Lazy Frame Considerations
Everything we’ve covered works identically with LazyFrames. Polars’ lazy evaluation defers computation until you call collect(), allowing the query optimizer to potentially eliminate unnecessary work.
import polars as pl
# Create a LazyFrame
lf = pl.LazyFrame({
"id": [1, 2, 3],
"name": ["Alice", "Bob", "Charlie"],
"temp_data": [0.1, 0.2, 0.3]
})
# Drop column in lazy context
result = lf.drop("temp_data").collect()
print(result)
# Using select with exclude in lazy context
result2 = lf.select(pl.exclude("temp_data")).collect()
print(result2)
The query optimizer is smart enough to recognize that if you drop a column early in a chain, it doesn’t need to compute that column at all. This can significantly improve performance when working with expensive transformations on columns you’ll eventually discard.
import polars as pl
lf = pl.scan_csv("large_file.csv")
# The optimizer knows 'expensive_column' isn't needed
result = (
lf
.with_columns(
pl.col("raw_data").str.extract_all(r"\d+").alias("expensive_column")
)
.drop("expensive_column", "raw_data")
.collect()
)
In this example, a naive executor would compute expensive_column and then throw it away. Polars’ optimizer recognizes this and skips the computation entirely.

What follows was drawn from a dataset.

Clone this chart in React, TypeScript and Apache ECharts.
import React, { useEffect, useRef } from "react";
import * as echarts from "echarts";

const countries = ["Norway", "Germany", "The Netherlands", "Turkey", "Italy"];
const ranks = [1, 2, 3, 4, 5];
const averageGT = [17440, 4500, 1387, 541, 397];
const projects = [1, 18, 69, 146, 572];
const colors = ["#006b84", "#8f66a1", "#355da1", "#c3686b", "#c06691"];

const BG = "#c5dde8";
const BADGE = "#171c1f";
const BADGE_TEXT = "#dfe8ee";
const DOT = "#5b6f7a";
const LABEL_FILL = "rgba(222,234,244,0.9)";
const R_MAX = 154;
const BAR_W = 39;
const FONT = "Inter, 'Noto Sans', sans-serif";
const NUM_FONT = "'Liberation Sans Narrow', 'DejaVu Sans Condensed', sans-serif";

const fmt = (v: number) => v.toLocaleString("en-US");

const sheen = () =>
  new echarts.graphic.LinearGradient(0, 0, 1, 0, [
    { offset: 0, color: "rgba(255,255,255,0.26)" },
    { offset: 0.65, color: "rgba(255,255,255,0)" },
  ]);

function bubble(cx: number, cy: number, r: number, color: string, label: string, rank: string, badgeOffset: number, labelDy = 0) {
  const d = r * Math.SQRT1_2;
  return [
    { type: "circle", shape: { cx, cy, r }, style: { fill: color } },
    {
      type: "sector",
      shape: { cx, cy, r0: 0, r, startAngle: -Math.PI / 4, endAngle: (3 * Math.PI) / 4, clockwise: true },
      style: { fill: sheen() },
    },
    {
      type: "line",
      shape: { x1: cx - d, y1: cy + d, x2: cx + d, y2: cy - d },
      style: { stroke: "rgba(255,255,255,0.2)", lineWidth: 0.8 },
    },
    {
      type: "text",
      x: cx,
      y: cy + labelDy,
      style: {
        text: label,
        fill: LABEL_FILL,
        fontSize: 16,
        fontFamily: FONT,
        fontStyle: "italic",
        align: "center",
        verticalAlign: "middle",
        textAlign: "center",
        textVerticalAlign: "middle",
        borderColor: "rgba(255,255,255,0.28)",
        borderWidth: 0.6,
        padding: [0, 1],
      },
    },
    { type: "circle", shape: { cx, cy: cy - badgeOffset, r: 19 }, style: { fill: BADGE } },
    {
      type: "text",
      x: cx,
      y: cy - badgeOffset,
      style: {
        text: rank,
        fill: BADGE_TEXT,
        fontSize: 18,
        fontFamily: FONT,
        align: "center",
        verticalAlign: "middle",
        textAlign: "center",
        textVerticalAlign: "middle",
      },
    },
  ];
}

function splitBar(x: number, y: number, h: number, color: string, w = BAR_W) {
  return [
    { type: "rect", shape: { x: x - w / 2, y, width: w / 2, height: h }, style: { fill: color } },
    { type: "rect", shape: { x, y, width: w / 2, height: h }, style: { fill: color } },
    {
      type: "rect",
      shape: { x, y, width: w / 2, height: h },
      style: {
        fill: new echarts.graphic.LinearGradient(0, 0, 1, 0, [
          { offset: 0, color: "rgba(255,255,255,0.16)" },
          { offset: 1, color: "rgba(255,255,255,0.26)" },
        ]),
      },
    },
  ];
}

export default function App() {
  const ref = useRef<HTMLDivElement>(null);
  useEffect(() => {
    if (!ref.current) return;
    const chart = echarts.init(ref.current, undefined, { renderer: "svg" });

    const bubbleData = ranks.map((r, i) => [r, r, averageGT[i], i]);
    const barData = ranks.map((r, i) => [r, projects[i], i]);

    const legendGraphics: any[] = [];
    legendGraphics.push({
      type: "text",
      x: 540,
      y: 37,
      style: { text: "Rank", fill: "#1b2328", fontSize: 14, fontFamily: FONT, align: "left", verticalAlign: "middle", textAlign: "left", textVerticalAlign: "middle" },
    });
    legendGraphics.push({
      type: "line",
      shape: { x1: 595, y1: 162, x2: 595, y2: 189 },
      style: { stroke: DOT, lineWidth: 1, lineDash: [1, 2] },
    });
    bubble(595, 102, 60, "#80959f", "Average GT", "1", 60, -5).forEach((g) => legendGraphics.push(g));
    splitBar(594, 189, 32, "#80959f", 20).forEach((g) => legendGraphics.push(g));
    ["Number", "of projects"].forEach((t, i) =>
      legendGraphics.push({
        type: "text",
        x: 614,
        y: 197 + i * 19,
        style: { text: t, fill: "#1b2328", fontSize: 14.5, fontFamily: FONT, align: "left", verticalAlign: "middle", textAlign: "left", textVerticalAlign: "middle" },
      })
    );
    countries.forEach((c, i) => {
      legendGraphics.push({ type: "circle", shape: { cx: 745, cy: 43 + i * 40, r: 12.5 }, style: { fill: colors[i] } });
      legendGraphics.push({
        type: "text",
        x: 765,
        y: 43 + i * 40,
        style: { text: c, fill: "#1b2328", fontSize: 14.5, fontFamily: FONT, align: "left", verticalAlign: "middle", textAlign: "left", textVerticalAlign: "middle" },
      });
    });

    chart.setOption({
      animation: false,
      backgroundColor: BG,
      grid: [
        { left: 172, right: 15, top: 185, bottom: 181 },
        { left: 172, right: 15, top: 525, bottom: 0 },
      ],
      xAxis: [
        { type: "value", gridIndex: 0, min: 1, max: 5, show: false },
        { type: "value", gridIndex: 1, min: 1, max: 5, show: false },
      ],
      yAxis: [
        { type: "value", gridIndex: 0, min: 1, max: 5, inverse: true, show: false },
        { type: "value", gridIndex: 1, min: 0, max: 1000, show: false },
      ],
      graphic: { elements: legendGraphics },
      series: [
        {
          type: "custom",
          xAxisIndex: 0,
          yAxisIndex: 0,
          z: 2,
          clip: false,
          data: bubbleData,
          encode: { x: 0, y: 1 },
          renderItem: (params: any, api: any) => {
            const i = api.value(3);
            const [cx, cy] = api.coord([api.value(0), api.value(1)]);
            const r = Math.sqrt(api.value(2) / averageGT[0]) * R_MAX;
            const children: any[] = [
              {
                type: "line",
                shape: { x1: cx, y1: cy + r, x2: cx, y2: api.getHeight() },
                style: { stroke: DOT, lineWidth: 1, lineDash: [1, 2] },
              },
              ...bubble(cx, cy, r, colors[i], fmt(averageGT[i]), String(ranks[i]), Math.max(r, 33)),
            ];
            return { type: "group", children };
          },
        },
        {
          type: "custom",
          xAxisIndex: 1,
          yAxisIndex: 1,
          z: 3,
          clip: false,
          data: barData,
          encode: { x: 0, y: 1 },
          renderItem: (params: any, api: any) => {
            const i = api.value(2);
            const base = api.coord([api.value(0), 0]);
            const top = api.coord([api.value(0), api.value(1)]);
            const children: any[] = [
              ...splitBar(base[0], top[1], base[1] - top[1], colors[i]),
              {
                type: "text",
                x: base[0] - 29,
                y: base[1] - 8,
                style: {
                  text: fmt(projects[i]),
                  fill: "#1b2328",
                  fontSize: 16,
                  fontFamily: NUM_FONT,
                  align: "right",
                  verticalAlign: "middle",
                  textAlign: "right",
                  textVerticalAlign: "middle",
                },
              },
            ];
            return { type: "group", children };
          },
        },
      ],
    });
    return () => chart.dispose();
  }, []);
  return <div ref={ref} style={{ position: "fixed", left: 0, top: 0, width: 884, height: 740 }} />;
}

Column deletion in Polars is straightforward once you understand the immutable design. Use drop() for explicit removal by name, select() with pl.exclude() for expression-based exclusion, and column selectors for pattern or type-based bulk removal. Remember strict=False for robust production code, and trust the lazy evaluation optimizer to handle the rest.